Canadian households have begun cutting the cable cord in favour of digital streaming.

A report from Ottawa-­based Boon Dog Professional Services points to “the first concrete signs” of cord-cutting affecting publicly-traded cable and satellite TV companies and telcos.

“This marks the first time that the traditional TV subscription market has declined in size since essentially the launch of cable TV in the early 1950s,” the consultancy report stated.

Boon Dog estimates the subscriber loss by the BDUs, including Rogers Communications, Shaw Communications, BCE, Videotron and Cogeco, at 5,394 households from November 2012 to February 2013. That followed a combined loss of an estimated 8,175 subscribers from August 2012 to December 2012.

That’s from a Canadian TV market of 11.8 million households, so the BDUs still retain a sizeable market.
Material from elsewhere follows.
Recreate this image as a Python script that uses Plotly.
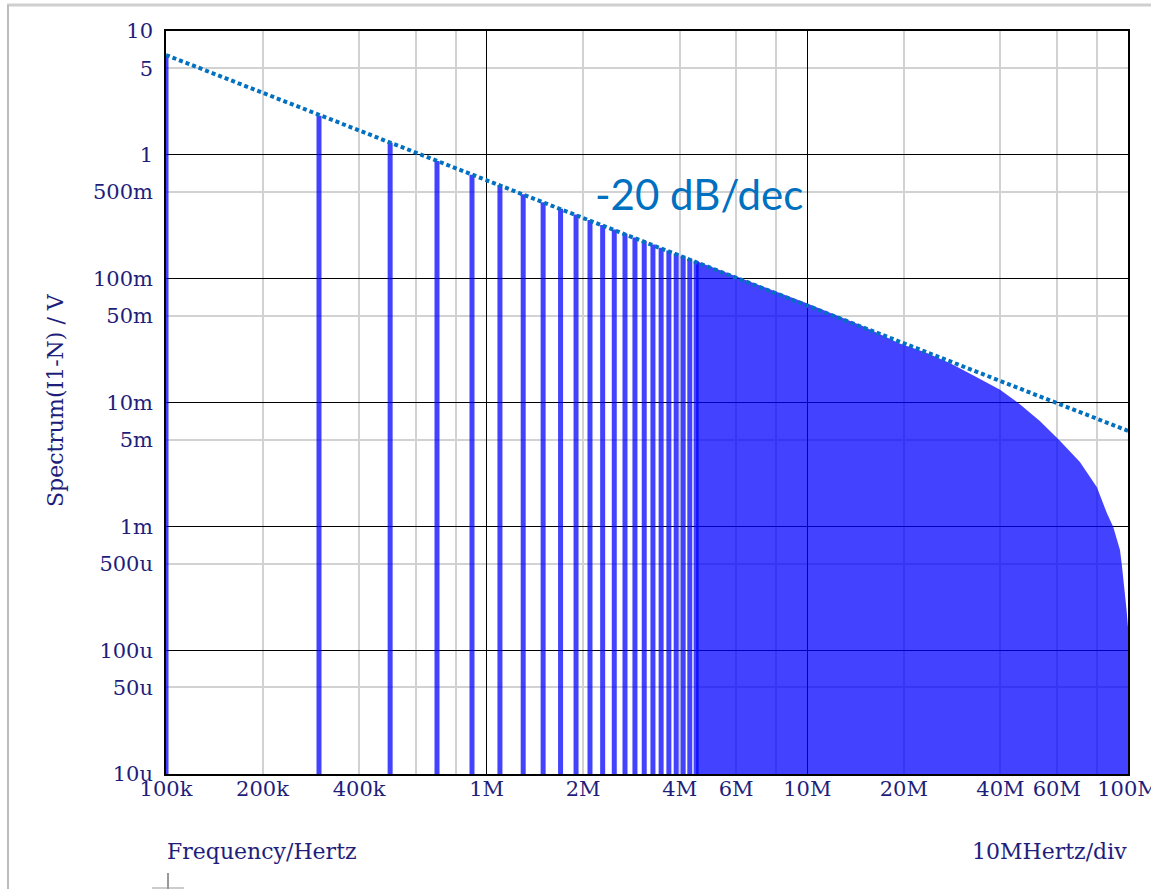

But it also shows carriers are failing to keep back the tide of subscribers cancelling or foregoing cable or satellite TV services as they opt for streaming and other viewing platforms.

“While the recent decline in subscribers in Canada is small relative to the size of the total TV market, we now have two consecutive quarters of data for the Canadian market that confirms that cord-cutting is a reality here too,” Mario Mota, Boon Dog partner and author of the Canadian Digital TV Market Monitor research series, argued in a statement.